“Observador
atónito de la realidad”. Esta es la
frase destacada en el
periódico que resume, en sus propias palabras, la actitud ante la
vida de Caballero Bonald (no he leído nada suyo). Es
la línea a seguir, desde luego. A mí la palabra que me ronda hace
un tiempo es “asombro”; y de “asombro”, “asombrado”.
“Asombrado” tiene el inconveniente de recordar a “sombra” y a
“sombrero”; aún así me gusta más que “atónito”, que me
parece un término
algo
estirado.
Me
gusta la frase, observador atónito de la realidad, pero no acabo de
poder asumirla,
no me quedo tranquilo (y en esencia son solo tres palabras, es
complicado). Ya me he decantado por “asombrado” en
lugar de
“atónito”, pero tampoco me caso ni con “observador”, ni con
“realidad”.
No
me veo en “observador” porque me temo que no lo soy lo
suficiente. Tengo varias
experiencias en las que se me iluminaba a
posteriori
sobre hechos y circunstancias que había pasado por alto y que habían
sucedido delante de mis narices, como quien dice. Como atenuante
puedo decir que siempre he necesitado gafas, aunque admito que no es
excusa, la carencia va
más allá de lo
físico. Así que cambio “observador” por “testigo”. Testigo
soy, bueno o malo; testigo que abarca poco, que presencia una parte
mínima, insignificante, del acontecer del mundo.
Del
mundo digo, no de la realidad; porque tampoco estoy a gusto con
“realidad”, ¿hay algo más huidizo que esa presunta realidad?.

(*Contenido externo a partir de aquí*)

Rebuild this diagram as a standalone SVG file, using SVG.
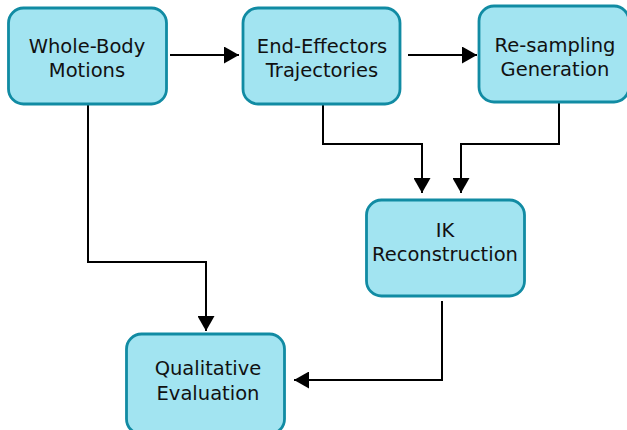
<svg xmlns="http://www.w3.org/2000/svg" width="627" height="430" viewBox="0 0 627 430">
<defs>
<style>
.box{fill:#a2e4f1;stroke:#118ba3;stroke-width:2.8}
.t{font-family:"DejaVu Sans",sans-serif;font-size:19.5px;fill:#111;text-anchor:middle}
.c{fill:none;stroke:#000;stroke-width:2}
</style>
<marker id="ah" viewBox="0 0 15 17" refX="15" refY="8.5" markerWidth="15" markerHeight="17" markerUnits="userSpaceOnUse" orient="auto">
<path d="M0,0 L15,8.5 L0,17 Z" fill="#000"/>
</marker>
</defs>
<rect width="627" height="430" fill="#fff"/>
<g id="connectors">
<path class="c" d="M170,55 H239" marker-end="url(#ah)"/>
<path class="c" d="M408,55 H477" marker-end="url(#ah)"/>
<path class="c" d="M323,105 V144 H422 V193" marker-end="url(#ah)"/>
<path class="c" d="M559,103 V144 H461 V193" marker-end="url(#ah)"/>
<path class="c" d="M88,105 V262 H206 V331" marker-end="url(#ah)"/>
<path class="c" d="M442,301 V380 H294" marker-end="url(#ah)"/>
</g>
<g id="whole-body">
<rect class="box" x="8.5" y="8" width="158" height="96" rx="15"/>
<text class="t" x="87" y="53">Whole-Body</text>
<text class="t" x="87" y="77">Motions</text>
</g>
<g id="end-effectors">
<rect class="box" x="243" y="8" width="157" height="96" rx="15"/>
<text class="t" x="322" y="53">End-Effectors</text>
<text class="t" x="322" y="77">Trajectories</text>
</g>
<g id="resampling">
<rect class="box" x="479" y="6" width="150" height="96" rx="15"/>
<text class="t" x="555" y="52">Re-sampling</text>
<text class="t" x="555" y="76">Generation</text>
</g>
<g id="ik">
<rect class="box" x="366.5" y="200" width="158" height="96" rx="15"/>
<text class="t" x="445" y="237">IK</text>
<text class="t" x="445" y="261">Reconstruction</text>
</g>
<g id="qualitative">
<rect class="box" x="126.5" y="334" width="158" height="100" rx="15"/>
<text class="t" x="208" y="375">Qualitative</text>
<text class="t" x="208" y="400">Evaluation</text>
</g>
</svg>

La realidad es más escurridiza que el lechón ensebado de las
fiestas del pueblo (de un estereotipo
de pueblo).
La realidad solo existe como ideal filosófico.
Mi
postura en
la vida, adaptación de la que le atribuye el periódico a Caballero
Bonald, sería esta: Testigo asombrado en el mundo. Con
ese matiz, no “del mundo”, sino “en el mundo”.
Si ampliamos, si detallamos la frase, el efecto se diluye: Soy un
testigo no muy fiable, con voluntad de asombrarse, eso sí, en un
rincón del mundo donde nunca pasa nada. Podría ser.